Meiko: She’ll always come up. [laughs] She’s always going to be a part of some song somewhere. But I wanted this record to have a theme. I didn’t want any bitter songs on it. This was my mature, introspective record that talks about growing up. Trying to get over that whole misery of ex-girlfriends or new girlfriends. I just wanted to make the record focus more on me being a big girl, rather then me being the annoyed girl in the corner.
: It’s fun being the annoyed girl, though.
Meiko: I know. It is fun. It feels like I have two or three alter-egos. I have the “I think I’m so strong and confident,” and then “love! Happy jam!” and then resting bitch face-type cutting songs. And there’s always room for [resting bitch face songs], but I didn’t think it made sense for this record.
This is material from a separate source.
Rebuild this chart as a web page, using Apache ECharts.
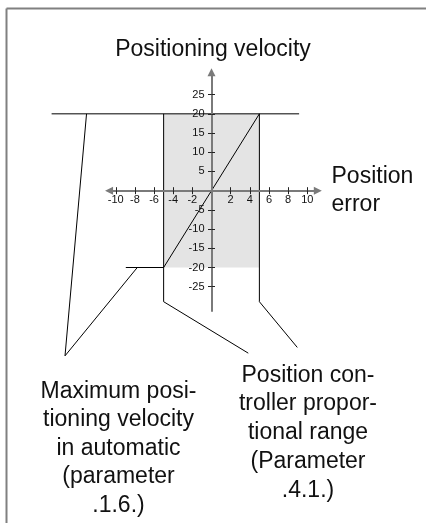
<!DOCTYPE html>
<html>
<head>
<meta charset="utf-8">
<script src="https://cdn.jsdelivr.net/npm/echarts@6/dist/echarts.min.js"></script>
<style>html,body{margin:0;padding:0;background:#fff}#c{width:426px;height:523px}</style>
</head>
<body>
<div id="c"></div>
<script>
// ---- data ----
const xTicks = [-10, -8, -6, -4, -2, 2, 4, 6, 8, 10];
const yTicks = [-25, -20, -15, -10, -5, 5, 10, 15, 20, 25];
const propBandX = [-5, 5];
const propBandY = [-20, 20];
const topLimit = [[-16.7, 20], [9.15, 20]];
const velocityCurve = [[-8.95, -20], [-5, -20], [5, 20]];
const bandLeftLeader = [[-5, 20], [-5, -28.9], [3.84, -42.3]];
const bandRightLeader = [[5, 20], [5, -28.9], [8.96, -40.8]];
const maxLeader = [[-13.05, 20], [-15.3, -43.0], [-7.75, -20]];
const xAxisEnds = [-10.7, 11.1];
const yAxisEnds = [-31.5, 30.8];
const titleText = 'Positioning velocity';
const xAxisText = 'Position\nerror';
const noteMax = 'Maximum posi-\ntioning velocity\nin automatic\n(parameter\n.1.6.)';
const noteProp = 'Position con-\ntroller propor-\ntional range\n(Parameter\n.4.1.)';

const FONT = '"Liberation Sans", Arial, Helvetica, sans-serif';
const chart = echarts.init(document.getElementById('c'), null, {renderer: 'canvas'});

// plot frame (px) and zero positions
const L = 20, R = 23, T = 37, B = 25;
const X0 = 211.5, Y0 = 190.7;
const XMIN = -20, XMAX = 20, YMIN = -80, YMAX = 40;

const hidden = (gi, min, max) => ({type: 'value', gridIndex: gi, min: min, max: max, show: false, axisLine: {onZero: false}});
function tickX(gi, pos, labels) {
  return {
    type: 'value', gridIndex: gi, position: pos, min: XMIN, max: XMAX, z: 5,
    axisLine: {show: false, onZero: false}, splitLine: {show: false},
    axisTick: {show: true, length: 3.5, customValues: xTicks, lineStyle: {color: '#222', width: 1}},
    axisLabel: {show: labels, customValues: xTicks, fontSize: 11, color: '#111', margin: 4, fontFamily: FONT}
  };
}
function tickY(gi, pos, labels) {
  return {
    type: 'value', gridIndex: gi, position: pos, min: YMIN, max: YMAX, z: 5,
    axisLine: {show: false, onZero: false}, splitLine: {show: false},
    axisTick: {show: true, length: 3.5, customValues: yTicks, lineStyle: {color: '#222', width: 1}},
    axisLabel: {show: labels, customValues: yTicks, fontSize: 11, color: '#111', margin: 7, fontFamily: FONT}
  };
}
function poly(data, name) {
  return {
    type: 'line', name: name, data: data, xAxisIndex: 0, yAxisIndex: 0,
    symbol: 'none', silent: true, z: 3,
    lineStyle: {color: '#000', width: 1}
  };
}
const ob = {outerBoundsMode: 'none'};

chart.setOption({
  animation: false,
  backgroundColor: '#fff',
  grid: [
    Object.assign({left: L, right: R, top: T, bottom: B}, ob),
    Object.assign({left: L, right: R, top: T, height: Y0 - T}, ob),
    Object.assign({left: L, right: R, top: Y0, bottom: B}, ob),
    Object.assign({left: X0, right: R, top: T, bottom: B}, ob),
    Object.assign({left: L, width: X0 - L, top: T, bottom: B}, ob)
  ],
  xAxis: [
    hidden(0, XMIN, XMAX),
    tickX(1, 'bottom', true),
    tickX(2, 'top', false),
    hidden(3, 0, 1),
    hidden(4, 0, 1)
  ],
  yAxis: [
    hidden(0, YMIN, YMAX),
    hidden(1, 0, 1),
    hidden(2, 0, 1),
    tickY(3, 'left', true),
    tickY(4, 'right', false)
  ],
  series: [
    {
      type: 'line', data: [], xAxisIndex: 0, yAxisIndex: 0, z: 1, silent: true,
      markArea: {
        silent: true,
        itemStyle: {color: '#e4e4e4'},
        data: [[{coord: [propBandX[0], propBandY[1]]}, {coord: [propBandX[1], propBandY[0]]}]]
      }
    },
    {
      type: 'line', data: [], xAxisIndex: 0, yAxisIndex: 0, z: 4, silent: true,
      markLine: {
        silent: true, animation: false,
        label: {show: false},
        lineStyle: {color: '#7a7a7a', width: 2, type: 'solid'},
        symbolSize: 8,
        data: [
          [{coord: [xAxisEnds[0], 0], symbol: 'triangle'}, {coord: [xAxisEnds[1], 0], symbol: 'triangle'}],
          [{coord: [0, yAxisEnds[0]], symbol: 'none'}, {coord: [0, yAxisEnds[1]], symbol: 'triangle'}]
        ]
      }
    },
    poly(topLimit, 'limit'),
    poly(velocityCurve, 'velocity'),
    poly(bandLeftLeader, 'bandL'),
    poly(bandRightLeader, 'bandR'),
    poly(maxLeader, 'maxLeader')
  ],
  graphic: [
    {type: 'line', shape: {x1: 6.5, y1: 8.5, x2: 6.5, y2: 523}, style: {stroke: '#808080', lineWidth: 2}},
    {type: 'line', shape: {x1: 6.5, y1: 8.5, x2: 426, y2: 8.5}, style: {stroke: '#808080', lineWidth: 2}},
    {type: 'text', x: 213, y: 49.5, style: {text: titleText, font: '23px ' + FONT, fill: '#111', textAlign: 'center', textVerticalAlign: 'middle'}},
    {type: 'text', x: 331.5, y: 163, style: {text: xAxisText, font: '23px ' + FONT, fill: '#111', textAlign: 'left', textVerticalAlign: 'top', lineHeight: 28}},
    {type: 'text', x: 118.5, y: 377, style: {text: noteMax, font: '23px ' + FONT, fill: '#111', textAlign: 'center', textVerticalAlign: 'top', lineHeight: 28.5}},
    {type: 'text', x: 308, y: 361, style: {text: noteProp, font: '23px ' + FONT, fill: '#111', textAlign: 'center', textVerticalAlign: 'top', lineHeight: 28.75}}
  ]
});
</script>
</body>
</html>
: You have a new hubby in your life, and pretty soon you’re going to have a new baby. You have awesome fans, too, that supported the album through Pledge Music. In a specific sense or a more general sense, who is this album for?
Meiko: I would say it’s for myself! [laughs] To eke out all of the experiences that have led me to where I am now. A lot of these are old songs, and I wanted to make sure they were finished in the light of day, and I feel like the theme of this record is just, “evolving,” so, yeah, it’s for me. I just wanted a group of songs that kind of represented the last 10 years of my life.